A pot marigold in the herb garden. The petals provide streaks of gold scattered on salad and add the taste of spice.
As I walk through The Grove, I hear the roar of aircraft engines, not jets, but powerful internal combustion engines from a different era. I look up and low above the roofs of Little Mount Sion and Berkeley Road I see a World War 2 Lancaster bomber. Reader, I run forward to get a better view, hoping that it might return or that I might get another glimpse of it, and sure enough it circles and flies back directly overhead in the direction of The Common. It is very low and I can clearly see its camouflaged fuselage and rear gun cockpit. It is no longer a weapon of war intent on dropping bouncing bombs on reservoirs, but a working antique, an aircraft, which recalls a boy's wonder at what was then a monstrous, overwhelming machine. But now, in comparison with sleek, sinister, modern war planes, how small and innocent it looks! Earlier today I had caught sight of The Red Arrows, jets ripping through the sky over our house in formation, leaving behind thick vapour trails like grey streamers, and deduced that somewhere in Kent or Sussex, an airshow must be on.
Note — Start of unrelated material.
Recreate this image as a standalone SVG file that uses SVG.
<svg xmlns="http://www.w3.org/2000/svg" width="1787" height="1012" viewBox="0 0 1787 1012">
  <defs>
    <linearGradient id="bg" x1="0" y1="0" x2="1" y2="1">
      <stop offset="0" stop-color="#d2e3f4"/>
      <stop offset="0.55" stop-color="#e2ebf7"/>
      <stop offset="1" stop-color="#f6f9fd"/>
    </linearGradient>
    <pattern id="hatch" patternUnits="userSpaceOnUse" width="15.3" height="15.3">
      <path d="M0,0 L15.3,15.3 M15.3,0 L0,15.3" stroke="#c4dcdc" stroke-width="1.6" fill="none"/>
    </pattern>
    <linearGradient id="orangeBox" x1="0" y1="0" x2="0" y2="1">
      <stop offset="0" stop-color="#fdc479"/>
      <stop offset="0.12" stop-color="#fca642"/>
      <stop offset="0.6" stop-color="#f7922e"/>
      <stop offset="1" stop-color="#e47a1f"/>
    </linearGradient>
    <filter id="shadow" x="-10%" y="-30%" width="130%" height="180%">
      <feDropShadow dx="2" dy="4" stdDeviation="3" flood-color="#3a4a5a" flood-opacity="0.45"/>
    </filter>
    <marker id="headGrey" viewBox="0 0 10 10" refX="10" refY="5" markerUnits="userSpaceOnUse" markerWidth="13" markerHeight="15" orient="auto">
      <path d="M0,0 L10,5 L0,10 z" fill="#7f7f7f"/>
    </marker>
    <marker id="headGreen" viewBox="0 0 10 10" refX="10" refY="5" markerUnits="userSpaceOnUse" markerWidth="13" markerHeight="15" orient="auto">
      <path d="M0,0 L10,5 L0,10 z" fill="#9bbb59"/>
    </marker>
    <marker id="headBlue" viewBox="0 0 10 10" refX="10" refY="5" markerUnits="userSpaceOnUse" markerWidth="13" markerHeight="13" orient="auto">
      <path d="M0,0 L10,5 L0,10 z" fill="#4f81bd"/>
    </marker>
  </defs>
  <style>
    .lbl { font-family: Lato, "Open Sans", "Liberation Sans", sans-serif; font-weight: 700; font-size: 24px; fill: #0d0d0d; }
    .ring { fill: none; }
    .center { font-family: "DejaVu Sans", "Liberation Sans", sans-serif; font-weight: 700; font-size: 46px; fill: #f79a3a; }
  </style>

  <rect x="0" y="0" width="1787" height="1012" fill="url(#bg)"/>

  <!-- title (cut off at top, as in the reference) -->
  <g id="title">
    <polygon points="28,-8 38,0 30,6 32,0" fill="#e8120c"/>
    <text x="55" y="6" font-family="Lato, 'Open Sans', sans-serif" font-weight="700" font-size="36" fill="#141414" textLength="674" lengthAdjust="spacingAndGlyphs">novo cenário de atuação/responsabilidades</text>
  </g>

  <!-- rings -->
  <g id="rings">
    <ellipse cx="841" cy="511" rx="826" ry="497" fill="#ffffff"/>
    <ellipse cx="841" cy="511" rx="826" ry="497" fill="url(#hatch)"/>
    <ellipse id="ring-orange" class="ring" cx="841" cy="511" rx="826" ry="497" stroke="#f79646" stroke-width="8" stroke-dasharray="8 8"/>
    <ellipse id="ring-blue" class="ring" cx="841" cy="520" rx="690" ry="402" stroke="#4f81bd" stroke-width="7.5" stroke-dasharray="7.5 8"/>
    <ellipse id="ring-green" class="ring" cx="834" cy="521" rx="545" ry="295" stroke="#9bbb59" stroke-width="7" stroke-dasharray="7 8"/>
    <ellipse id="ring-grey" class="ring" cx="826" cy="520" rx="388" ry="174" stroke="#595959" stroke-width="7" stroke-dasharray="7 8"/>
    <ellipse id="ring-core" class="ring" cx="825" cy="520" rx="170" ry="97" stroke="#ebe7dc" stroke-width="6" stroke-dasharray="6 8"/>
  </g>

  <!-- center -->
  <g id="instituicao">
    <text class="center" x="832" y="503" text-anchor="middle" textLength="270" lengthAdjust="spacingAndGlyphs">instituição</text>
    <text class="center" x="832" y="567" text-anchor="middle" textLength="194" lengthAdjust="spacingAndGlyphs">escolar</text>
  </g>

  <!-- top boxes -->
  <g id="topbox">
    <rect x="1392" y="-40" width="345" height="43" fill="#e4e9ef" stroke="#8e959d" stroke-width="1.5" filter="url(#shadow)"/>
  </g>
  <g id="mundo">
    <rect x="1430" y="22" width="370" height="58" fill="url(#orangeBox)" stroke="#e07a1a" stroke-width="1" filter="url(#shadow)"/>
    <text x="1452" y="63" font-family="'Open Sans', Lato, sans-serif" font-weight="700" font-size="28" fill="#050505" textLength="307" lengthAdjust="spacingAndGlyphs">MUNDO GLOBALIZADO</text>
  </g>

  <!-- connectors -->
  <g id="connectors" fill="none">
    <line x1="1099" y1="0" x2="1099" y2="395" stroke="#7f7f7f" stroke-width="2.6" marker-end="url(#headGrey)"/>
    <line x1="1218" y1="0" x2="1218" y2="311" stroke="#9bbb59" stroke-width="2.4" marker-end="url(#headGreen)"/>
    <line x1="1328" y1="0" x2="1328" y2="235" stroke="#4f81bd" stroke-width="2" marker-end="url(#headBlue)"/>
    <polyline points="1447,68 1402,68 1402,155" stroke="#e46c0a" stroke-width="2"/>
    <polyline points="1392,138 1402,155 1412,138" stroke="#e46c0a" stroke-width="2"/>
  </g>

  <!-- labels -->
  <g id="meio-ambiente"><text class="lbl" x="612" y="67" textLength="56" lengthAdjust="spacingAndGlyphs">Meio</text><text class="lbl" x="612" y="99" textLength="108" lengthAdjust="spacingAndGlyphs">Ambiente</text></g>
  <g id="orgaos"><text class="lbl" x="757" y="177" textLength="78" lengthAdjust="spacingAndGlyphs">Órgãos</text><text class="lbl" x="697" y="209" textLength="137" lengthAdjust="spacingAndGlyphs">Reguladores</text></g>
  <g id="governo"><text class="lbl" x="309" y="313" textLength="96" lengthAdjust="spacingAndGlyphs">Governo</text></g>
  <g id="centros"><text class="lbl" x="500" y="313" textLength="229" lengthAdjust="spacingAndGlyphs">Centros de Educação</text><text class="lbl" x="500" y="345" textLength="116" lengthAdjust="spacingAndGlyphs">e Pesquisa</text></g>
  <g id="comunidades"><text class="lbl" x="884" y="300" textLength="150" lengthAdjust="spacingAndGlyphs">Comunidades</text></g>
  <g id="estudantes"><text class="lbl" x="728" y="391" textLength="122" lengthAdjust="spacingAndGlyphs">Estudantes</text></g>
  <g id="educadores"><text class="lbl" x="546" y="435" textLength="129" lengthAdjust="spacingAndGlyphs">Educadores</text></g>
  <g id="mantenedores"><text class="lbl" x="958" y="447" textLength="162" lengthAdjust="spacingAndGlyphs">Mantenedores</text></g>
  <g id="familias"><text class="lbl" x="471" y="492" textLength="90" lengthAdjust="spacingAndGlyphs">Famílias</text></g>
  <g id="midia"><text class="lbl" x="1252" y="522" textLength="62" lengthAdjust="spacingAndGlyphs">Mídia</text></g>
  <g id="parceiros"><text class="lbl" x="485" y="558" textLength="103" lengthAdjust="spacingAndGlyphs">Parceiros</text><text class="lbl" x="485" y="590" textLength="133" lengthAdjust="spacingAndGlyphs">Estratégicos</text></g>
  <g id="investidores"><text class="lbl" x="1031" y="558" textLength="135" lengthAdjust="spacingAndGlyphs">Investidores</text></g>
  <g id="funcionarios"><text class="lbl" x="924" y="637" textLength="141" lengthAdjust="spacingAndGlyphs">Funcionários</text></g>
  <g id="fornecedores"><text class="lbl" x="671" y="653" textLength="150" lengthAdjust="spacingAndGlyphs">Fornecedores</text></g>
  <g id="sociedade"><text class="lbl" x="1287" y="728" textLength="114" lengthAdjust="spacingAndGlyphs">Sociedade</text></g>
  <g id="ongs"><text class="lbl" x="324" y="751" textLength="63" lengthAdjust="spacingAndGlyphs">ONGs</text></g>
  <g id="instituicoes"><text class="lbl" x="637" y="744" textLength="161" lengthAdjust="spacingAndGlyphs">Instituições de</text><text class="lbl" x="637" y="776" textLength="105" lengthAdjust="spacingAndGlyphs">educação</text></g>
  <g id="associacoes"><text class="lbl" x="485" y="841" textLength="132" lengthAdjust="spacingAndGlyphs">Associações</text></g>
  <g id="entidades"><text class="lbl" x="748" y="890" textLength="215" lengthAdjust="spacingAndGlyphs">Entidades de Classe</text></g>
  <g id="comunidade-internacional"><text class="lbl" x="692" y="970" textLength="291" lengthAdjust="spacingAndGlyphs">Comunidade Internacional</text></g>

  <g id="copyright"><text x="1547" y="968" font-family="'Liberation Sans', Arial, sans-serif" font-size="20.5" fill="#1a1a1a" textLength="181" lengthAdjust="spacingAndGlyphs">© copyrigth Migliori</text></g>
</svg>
But this is more thrilling, than The Red Arrows acrobatic team, more unexpected, a stirring reminder that technical achievement does not belong entirely to the electronic age.
While I am sitting by the window this afternoon reading, I see in the corner of my eye the shadow of a wasp cross the wall. I look up. On the sunlit glass, there is the wasp itself. Tap tap. A faint buzzing. I am glad that the window is closed. The wasp flies off. For good.